What does this latest court ruling mean?
The Supreme Court ruled on 29 June 2015 against MATS in its current format. Once again, the US EPA will have to go back and redraft the text. This time, they will have to build in some sort of cost-effectiveness calculation, which could exclude some plants from complying if compliance will mean either plant closure (and the associated loss of jobs) or will mean that the plant cannot operate without external funding (which is not commonly available in the US). However, in the meantime, MATS appears to remain on the books – since the rule itself still applies (that is, the aim to limit emissions), the limits will still apply and most utilities will still be expected to move towards compliance.
What does this mean for US utilities?
Apparently over 70% of US coal plants have already gone ahead with their compliance options and billions have been invested in new technology installations. A recent report by the IEA Clean Coal Centre (Sloss, 2015, The emerging market for mercury control,http://bookshop.iea-coal.org.uk/reports/ccc-245/83540) reviews which technologies have been applied at US plants. However, many of the remaining plants have approved delays, which may give them a window of opportunity to reconsider their compliance options.
What will be the ripple effects in the international community?
This is a blow to the Obama administration in its final term. Significant work has come out of this administration in terms of legislation and policy towards cleaner air. And much has met with counter-legislation. This blow to MATS will not help the US position as they move into international discussions on global emissions policy.
The Minamata Convention on mercury has not yet been ratified but may well move into action within the next 2 – 3 yr. The convention is already working to define BAT/BEP (best available technology/best environmental practice) for new plants and some existing plants (depending on individual national action plans). The current BAT/BEP guidance includes some information on costs but warns that it is neither simple nor wise to predict costs when equipment, labour and other regional factors can significantly affect costs on a case-by-case basis. Further, unlike MATS, the current text of the convention does include the term “where economically feasible”, thus reducing the pressure on those signatory countries that wish to comply with the convention without significant strain on their national economy.
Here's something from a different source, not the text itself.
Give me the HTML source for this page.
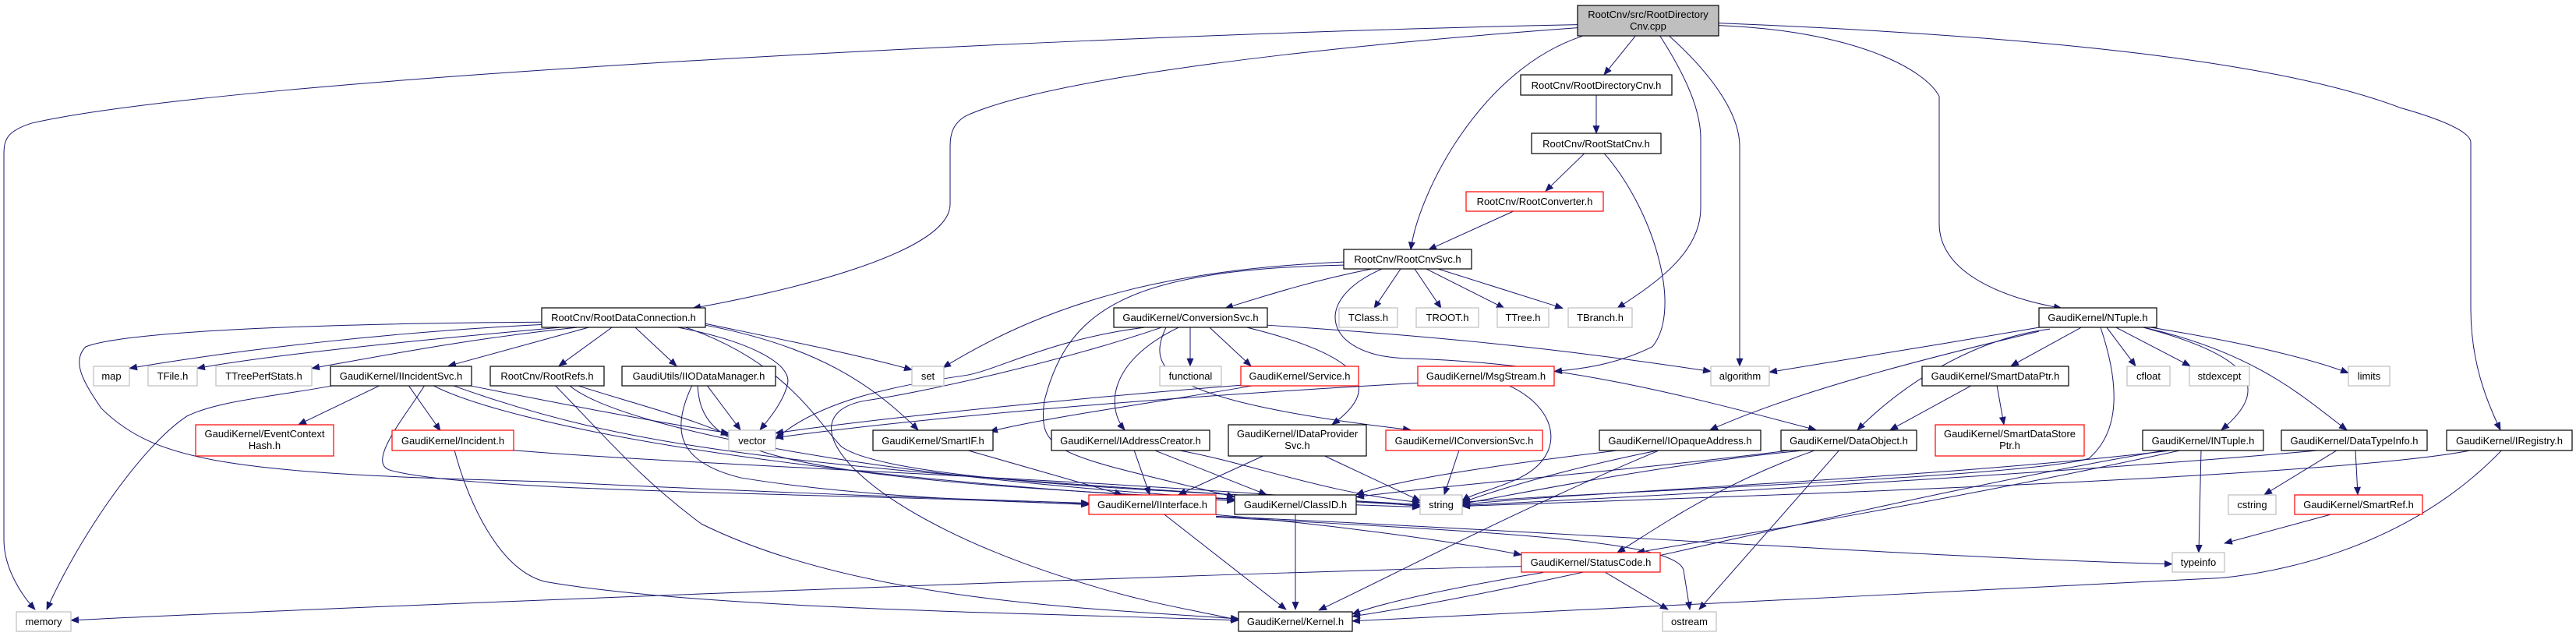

For developing regions and emerging economies, signing and ratification of the Minamata convention is a major commitment and many are hesitant to move forward until they understand the cost implications. For this they look to the international community to learn from those who have already committed to mercury reduction. On one hand, they will see countries, such as those in the EU who appear to be in compliance at minimal cost, while on the other hand the US is spending billions. Obviously, the EU route is more reassuring. The current MATS situation may, unfortunately, be perpetuating the myth that mercury control is expensive.
The UNEP (United Nations Environment Programme) Coal Partnership, led by the CCC, is currently trying to provide information to emerging countries and others who are hesitant to commit to Minamata. We wish to reassure them that their commitment is likely to follow the path of the EU, through cost-effective co-benefits, or even along the path of Canada, through a combination of fuel switching, energy switching, co-benefit and specific controls.
The situation in the US is unique – the limit is extremely tight and, since it applies to several pollutants simultaneously, can mean that some plants require a combination of control technologies.
New signatories to the Minamata Convention should understand that the convention is far more flexible in terms of emission reductions and that the cost of compliance is very much taken into account. Global Environment Facility (GEF) funding is available to help at all stages of ratification and compliance for those countries that need it.